Stress avoue avoir du mal à faire confiance à sa voix intérieure. «On veut à tout prix qu’un morceau soit bon. Il ne faut pas se laisser emporter et laisser le temps agir. Or, il fait souvent défaut dans l’univers actuel de la musique. Nous vivons dans un monde qui va de plus en plus vite.»​

Nombre d’artistes ont l’impression de devoir produire sans cesse de la nouvelle musique. «Mais la bonne musique doit pouvoir se reposer. Après deux mois, on se demande: ‘Cette chanson est-elle toujours bonne?’ Souvent, elle ne l’est pas. ‘Ok‘ ne suffit pas.»

Le musicien ajoute que parfois, on sait immédiatement que le succès sera à la clé. Mais que sous la pression, on ajoute encore un ou deux morceaux au nouvel album et qu’on se demande ensuite pourquoi.

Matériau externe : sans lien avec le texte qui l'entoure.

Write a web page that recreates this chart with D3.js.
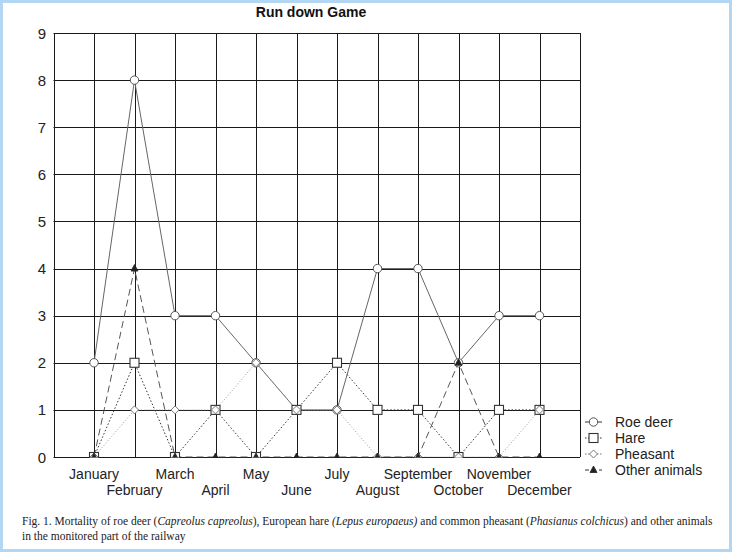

«Donc, il faut toujours prendre le temps de respirer. Cela aide bien plus que ce qu’il n’y paraît.»

Depuis un an, il prend dix minutes chaque soir: «Je remercie mon corps, la nature, les humains. Je suis alors vraiment dans le moment présent. Je me concentre sur ma respiration, j’ai confiance en moi et suis reconnaissant. C’est devenu un petit rituel, mais avec un grand effet.»

Il procède de la sorte avant chaque concert, et cela fonctionne. «Prendre le temps de respirer, développer la conscience du moment. Cela permet de ne pas se mettre soi-même des bâtons dans les roues. À ne plus avoir peur. Et à vraiment développer son potentiel.»

Une fois par an, le rappeur part surfer ou marcher. «Stress n’existe alors plus. Il n’y a plus qu’Andres. Cette pause m’évite de devenir unidimensionnel. Nous avons tous plusieurs personnes en nous: l’enfant, l’adolescent, l’adulte, qui ont tous besoin d’espace. Or, nous avons tendance à l’oublier, car nous sommes tellement stressés.»